Para entenderlo hay que comprendamos cómo se construye la categoría de víctima. Conviene tener presente que, antes que nada, la víctima es alguien con una identidad propia. “¿Quién soy? Soy una víctima, algo que no puede negarse y que nadie podrá quitarme nunca”, nos dice Daniele Giglioli en su libro “Crítica de la víctima”. 

No se trata solo de victimizarse, sino de conformar una minoría. Una que después será utilizada para desarrollar espacios de “autonomía”, una palanca de poder para presionar al Estado desde el campo de la superioridad moral.

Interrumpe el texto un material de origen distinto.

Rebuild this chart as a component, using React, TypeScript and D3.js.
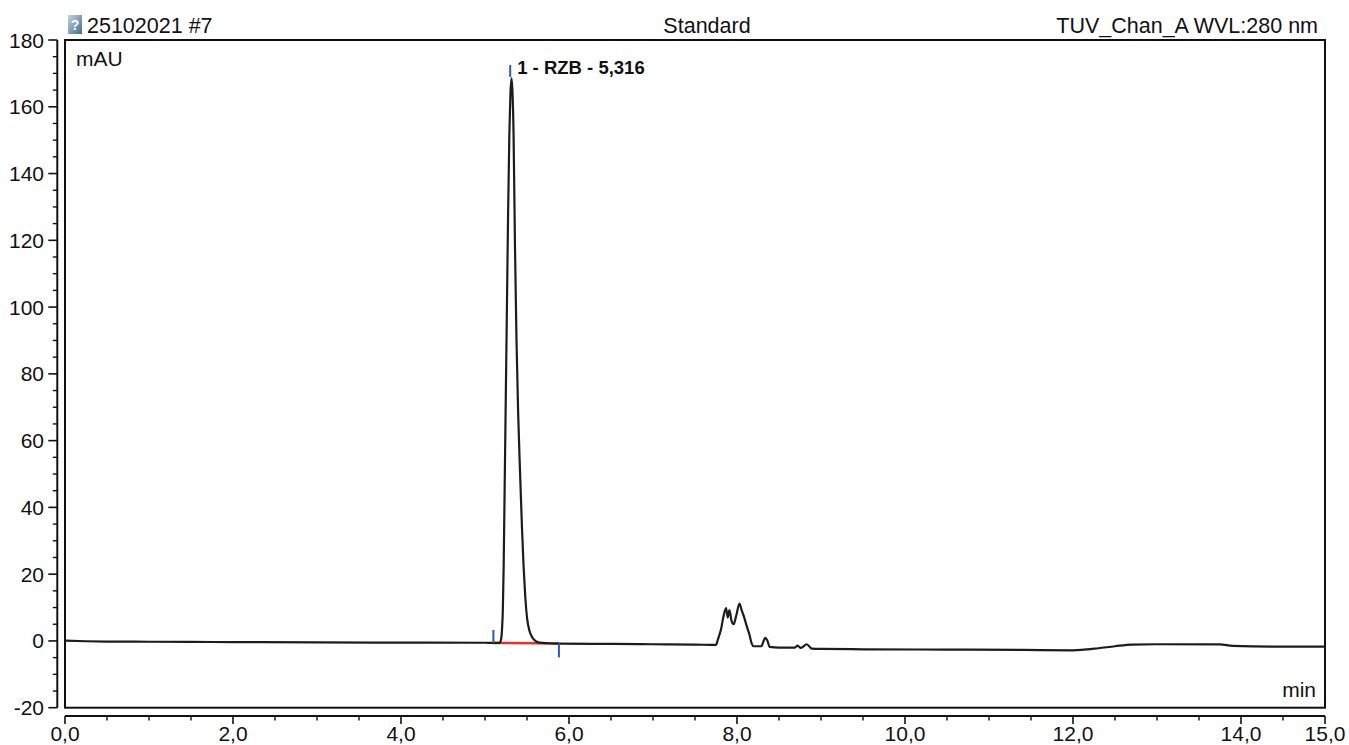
import React from 'react';
import * as d3 from 'd3';

// Header texts
const sampleName = '25102021 #7';
const sampleType = 'Standard';
const channelName = 'TUV_Chan_A WVL:280 nm';

// Axis ticks
const yMajorTicks = [-20, 0, 20, 40, 60, 80, 100, 120, 140, 160, 180];
const yMinorTicks = [-15, -10, -5, 5, 10, 15, 25, 30, 35, 45, 50, 55, 65, 70, 75, 85, 90, 95, 105, 110, 115, 125, 130, 135, 145, 150, 155, 165, 170, 175];
const xMajorTicks = [0, 2, 4, 6, 8, 10, 12, 14, 15];
const xTickLabels = ['0,0', '2,0', '4,0', '6,0', '8,0', '10,0', '12,0', '14,0', '15,0'];
const xMinorTicks = [0.5, 1, 1.5, 2.5, 3, 3.5, 4.5, 5, 5.5, 6.5, 7, 7.5, 8.5, 9, 9.5, 10.5, 11, 11.5, 12.5, 13, 13.5, 14.5];

// Chromatogram trace (min, mAU)
const retentionTimes = [
  0.0, 0.25, 0.5, 1.0, 1.5, 2.0, 3.0, 4.0, 5.0, 5.1, 5.17, 5.19, 5.2, 5.212, 5.222, 5.232, 5.245, 5.26,
  5.275, 5.29, 5.303, 5.316, 5.328, 5.34, 5.357, 5.375, 5.395, 5.418, 5.44, 5.46, 5.48, 5.5, 5.53, 5.56,
  5.6, 5.65, 5.75, 5.9, 6.5, 7.0, 7.5, 7.75, 7.77, 7.785, 7.81, 7.84, 7.87, 7.89, 7.91, 7.935, 7.96, 7.99,
  8.03, 8.055, 8.08, 8.115, 8.147, 8.175, 8.2, 8.29, 8.31, 8.335, 8.36, 8.39, 8.5, 8.69, 8.72, 8.76, 8.83,
  8.89, 9.0, 9.5, 10.5, 11.4, 12.0, 12.1, 12.3, 12.5, 12.7, 13.0, 13.75, 13.9, 14.5, 15.0,
];
const absorbance = [
  0.1, -0.1, -0.2, -0.25, -0.3, -0.35, -0.45, -0.5, -0.55, -0.6, -0.6, 0.3, 2.5, 9, 22, 42, 68, 98,
  128, 152, 164, 168.5, 164, 152, 118, 90, 68, 50, 34, 22, 13, 7, 3, 1.2,
  0.0, -0.5, -0.7, -0.8, -0.9, -1.0, -1.1, -1.2, 0.2, 1.4, 3.5, 7.5, 9.8, 7.0, 9.2, 6.0, 5.0, 7.5,
  11.2, 9.2, 7.5, 4.5, 2.0, -0.8, -1.6, -1.6, -0.5, 0.9, 0.2, -1.8, -2.0, -2.0, -1.4, -2.1, -1.0,
  -2.3, -2.4, -2.5, -2.6, -2.7, -2.8, -2.7, -2.2, -1.6, -1.1, -1.0, -1.05, -1.5, -1.7, -1.7,
];

// Integrated peak
const peakLabel = '1 - RZB - 5,316';
const peakApex = 5.3;
const peakStart = [5.1, -0.6];
const peakEnd = [5.88, -0.75];

const width = 1349;
const height = 745;

export default function App() {
  const x = d3.scaleLinear().domain([0, 15]).range([65, 1325]);
  const y = d3.scaleLinear().domain([-20, 180]).range([707.7, 40]);

  const points: [number, number][] = retentionTimes.map((t, i) => [t, absorbance[i]]);
  const line = d3
    .line<[number, number]>()
    .x((d) => x(d[0]))
    .y((d) => y(d[1]))
    .curve(d3.curveMonotoneX);

  const font = '"Liberation Sans", Arial, Helvetica, sans-serif';
  const axisY = 716;
  const axisX = 57.3;

  return (
    <svg
      width={width}
      height={height}
      style={{ position: 'absolute', left: 0, top: 0, background: '#fff' }}
      fontFamily={font}
    >
      <defs>
        <linearGradient id="icon" x1="0" y1="0" x2="1" y2="1">
          <stop offset="0" stopColor="#c8d3dc" />
          <stop offset="1" stopColor="#3e6e96" />
        </linearGradient>
      </defs>

      {/* header */}
      <rect x={68} y={15} width={14} height={19} fill="url(#icon)" />
      <text x={75} y={30} fontSize={14} fontWeight="bold" fill="#fff" textAnchor="middle">?</text>
      <text x={87} y={33} fontSize={21.5} fill="#111">{sampleName}</text>
      <text x={707} y={33} fontSize={21.5} fill="#111" textAnchor="middle">{sampleType}</text>
      <text x={1318} y={33} fontSize={21.5} fill="#111" textAnchor="end">{channelName}</text>

      {/* plot frame */}
      <rect x={x(0)} y={y(180)} width={x(15) - x(0)} height={y(-20) - y(180)} fill="none" stroke="#111" strokeWidth={2} />
      <text x={76} y={66} fontSize={21} fill="#111">mAU</text>
      <text x={1316} y={697} fontSize={21} fill="#111" textAnchor="end">min</text>

      {/* y axis */}
      <line x1={axisX} x2={axisX} y1={y(180)} y2={y(-20)} stroke="#111" strokeWidth={2} />
      {yMajorTicks.map((v) => (
        <g key={'ym' + v}>
          <line x1={axisX - 9} x2={axisX} y1={y(v)} y2={y(v)} stroke="#111" strokeWidth={1.6} />
          <text x={44} y={y(v)} dy="0.36em" fontSize={21} fill="#111" textAnchor="end">{v}</text>
        </g>
      ))}
      {yMinorTicks.map((v) => (
        <line key={'yn' + v} x1={axisX - 4.5} x2={axisX} y1={y(v)} y2={y(v)} stroke="#111" strokeWidth={1.4} />
      ))}

      {/* x axis */}
      <line x1={x(0)} x2={x(15)} y1={axisY} y2={axisY} stroke="#111" strokeWidth={2} />
      {xMajorTicks.map((v, i) => (
        <g key={'xm' + v}>
          <line x1={x(v)} x2={x(v)} y1={axisY} y2={axisY + 8} stroke="#111" strokeWidth={1.6} />
          <text x={x(v)} y={741} fontSize={21} fill="#111" textAnchor="middle">{xTickLabels[i]}</text>
        </g>
      ))}
      {xMinorTicks.map((v) => (
        <line key={'xn' + v} x1={x(v)} x2={x(v)} y1={axisY} y2={axisY + 4.5} stroke="#111" strokeWidth={1.4} />
      ))}

      {/* peak baseline */}
      <line x1={x(peakStart[0])} y1={y(peakStart[1])} x2={x(peakEnd[0])} y2={y(peakEnd[1])} stroke="#e8312a" strokeWidth={2.5} />

      {/* trace */}
      <path d={line(points) ?? ''} fill="none" stroke="#1c1c1c" strokeWidth={2.2} strokeLinejoin="round" />

      {/* peak delimiters */}
      <line x1={x(peakStart[0])} x2={x(peakStart[0])} y1={y(peakStart[1])} y2={y(peakStart[1]) - 13} stroke="#2a5db0" strokeWidth={2} />
      <line x1={x(peakEnd[0])} x2={x(peakEnd[0])} y1={y(peakEnd[1])} y2={y(peakEnd[1]) + 14} stroke="#2a5db0" strokeWidth={2} />
      <line x1={x(peakApex)} x2={x(peakApex)} y1={65} y2={77} stroke="#2a5db0" strokeWidth={2} />
      <text x={x(peakApex) + 7} y={74} fontSize={18.5} fontWeight="bold" fill="#111">{peakLabel}</text>
    </svg>
  );
}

El cuadro se completa con el pretexto de una irrestricta y suprema defensa de los DDHH, los que ya no son percibidos como derechos inherentes a todo ser humano por el simple hecho de ser tal; sino como exclusivos de las víctimas agrupadas en una suerte de “minoricracia”. Éstas, así conformadas, tienen la capacidad de poner en jaque a todo el sistema político. 

Lo dicho en el párrafo anterior no puede tomarse en forma baladí. Todo lo contrario. Hoy, los Estados modernos se encuentran bajo un doble ataque. Desde abajo por las distintas minoricracias que los presionan por la consolidación de sus derechos. Y desde arriba, por parte de las organizaciones multilaterales (la ONU, el FMI, el Banco Mundial, etc.) que impulsan, desde la gobernanza global, la obligatoriedad absoluta de su respeto, bajo pena de otorgamiento de créditos y, en extremis, de la injerencia externa bajo el eufemismo de una “intervención humanitaria”.  

En la práctica, y más allá de las bondades poéticas con que son presentadas estas posturas, la combinación de ambas asimetrías se ha conjugado en una situación que no ha hecho otra cosa que dificultar la aplicación de la ley, especialmente frente a delitos violentos, a la par de haber producido una desmoralización en las fuerzas destinadas a aplicarla y en una sensación de desprotección de la ciudadanía, en general.

Sin embargo, la asignación de la categoría de “víctima”, al margen de las que están seguramente justificadas, es utilizada por estos grupos progresistas como una consigna política que sirve como un santo y seña, ya sea para condenar a los enemigos como para salvaguardar a los compañeros de ruta.

Por lo tanto, se hace imperioso volver a los cánones del sentido común. Aunque este sea, como ahora, el menos común de los sentidos.